WRITTEN EXERCISE ::
Which lines in the records below contain the word "this"? Copy each one out.
↓↓↓
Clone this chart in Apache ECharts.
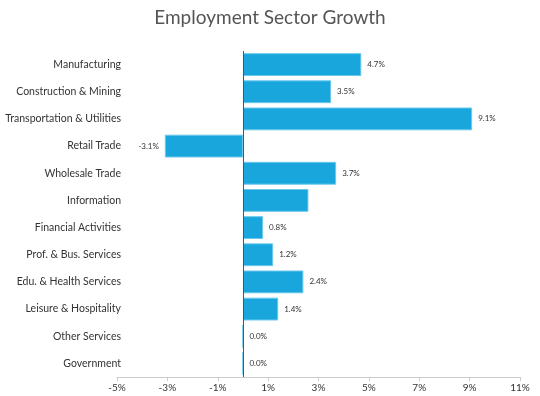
<!DOCTYPE html>
<html>
<head>
<meta charset="utf-8">
<script src="https://cdn.jsdelivr.net/npm/echarts@6/dist/echarts.min.js"></script>
<style>
  html, body { margin: 0; padding: 0; background: #fff; }
  #chart { width: 540px; height: 396px; }
</style>
</head>
<body>
<div id="chart"></div>
<script>
  var sectors = [
    'Manufacturing', 'Construction & Mining', 'Transportation & Utilities',
    'Retail Trade', 'Wholesale Trade', 'Information', 'Financial Activities',
    'Prof. & Bus. Services', 'Edu. & Health Services', 'Leisure & Hospitality',
    'Other Services', 'Government'
  ];
  var growth = [4.7, 3.5, 9.1, -3.1, 3.7, 2.6, 0.8, 1.2, 2.4, 1.4, 0.0, 0.0];
  // sectors whose value label is not shown in the original
  var unlabeled = ['Information'];

  var chart = echarts.init(document.getElementById('chart'));
  var font = 'Lato, "Open Sans", sans-serif';

  chart.setOption({
    animation: false,
    title: {
      text: 'Employment Sector Growth',
      left: 'center',
      top: 3,
      textStyle: {
        fontFamily: font,
        fontSize: 19,
        fontWeight: 'normal',
        color: '#555'
      }
    },
    grid: {
      left: 117,
      right: 20,
      top: 51,
      bottom: 19
    },
    xAxis: {
      type: 'value',
      min: -5,
      max: 11,
      interval: 2,
      splitLine: { show: false },
      axisLine: { show: true, lineStyle: { color: '#ccc' } },
      axisTick: { show: true, length: 4, lineStyle: { color: '#ccc' } },
      axisLabel: {
        fontFamily: font,
        fontSize: 10,
        color: '#333',
        margin: 6,
        formatter: '{value}%'
      }
    },
    yAxis: {
      type: 'category',
      inverse: true,
      data: sectors,
      axisLine: { show: false },
      axisTick: { show: false },
      axisLabel: {
        fontFamily: font,
        fontSize: 10.5,
        color: '#333',
        margin: -4
      }
    },
    series: [{
      type: 'bar',
      barCategoryGap: '16%',
      data: growth.map(function (v, i) {
        return {
          value: v,
          label: {
            show: unlabeled.indexOf(sectors[i]) < 0,
            position: v < 0 ? 'left' : 'right'
          }
        };
      }),
      itemStyle: {
        color: '#18a6dd',
        borderColor: '#6cc8ec',
        borderWidth: 1
      },
      label: {
        show: true,
        distance: 6,
        fontFamily: font,
        fontSize: 8,
        color: '#333',
        formatter: function (p) { return p.value.toFixed(1) + '%'; }
      },
      markLine: {
        silent: true,
        symbol: 'none',
        label: { show: false },
        lineStyle: { color: '#555', type: 'solid', width: 1 },
        data: [{ xAxis: 0 }]
      }
    }]
  });
</script>
</body>
</html>
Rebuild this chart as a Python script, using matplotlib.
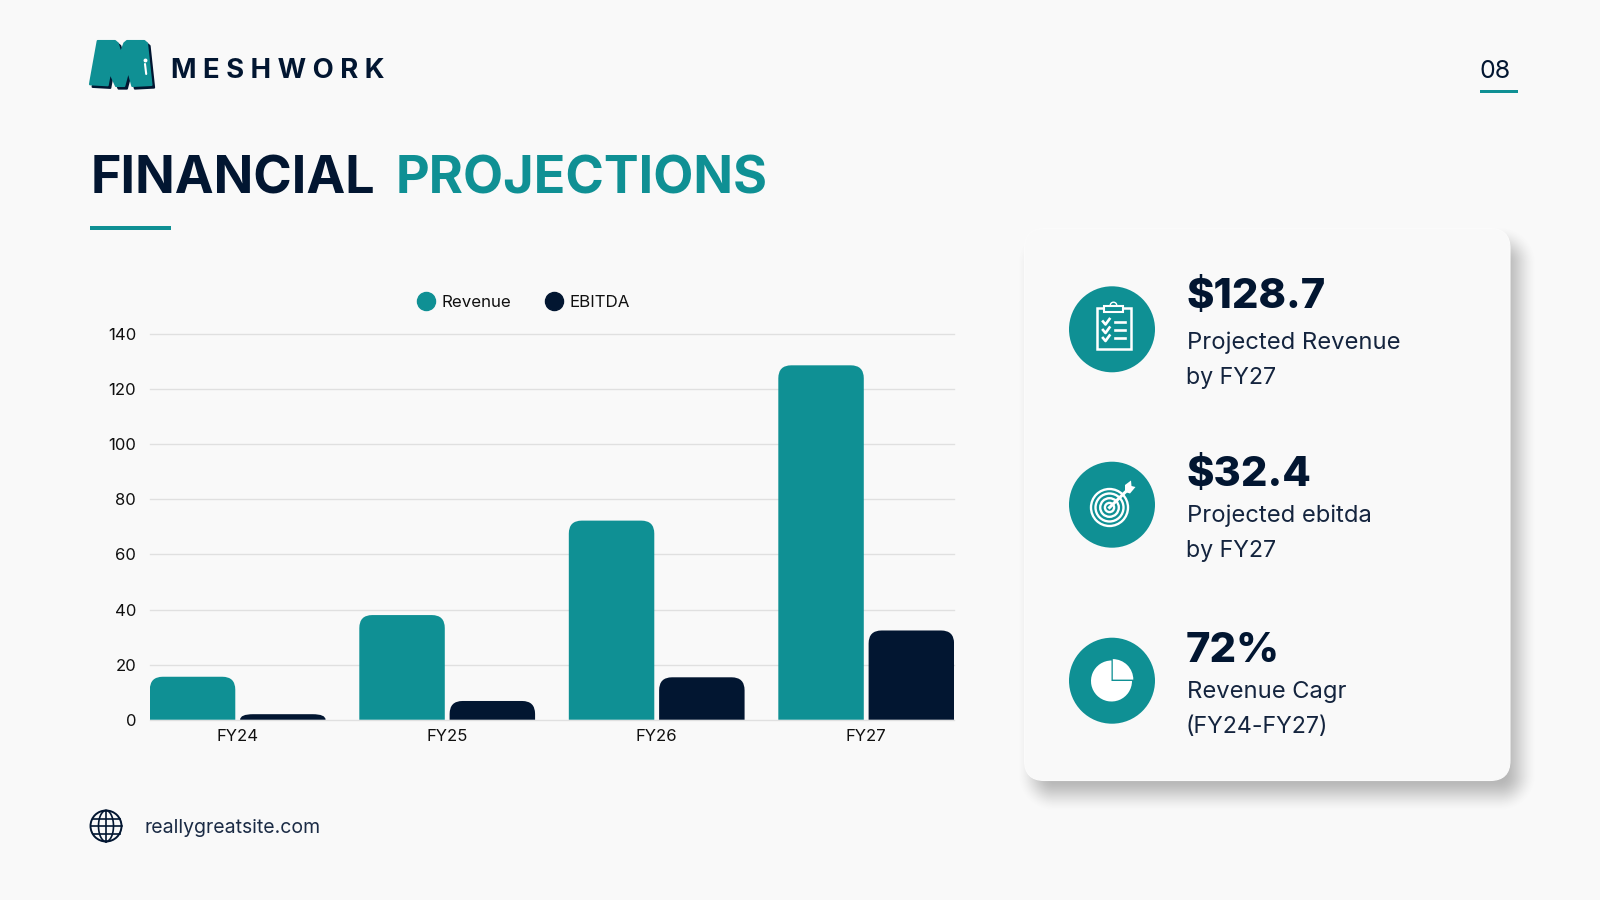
↑↑↑
RESPONSE TO THE TASK ::
Clone this chart in Apache ECharts.
Rebuild this chart as a Python script, using matplotlib.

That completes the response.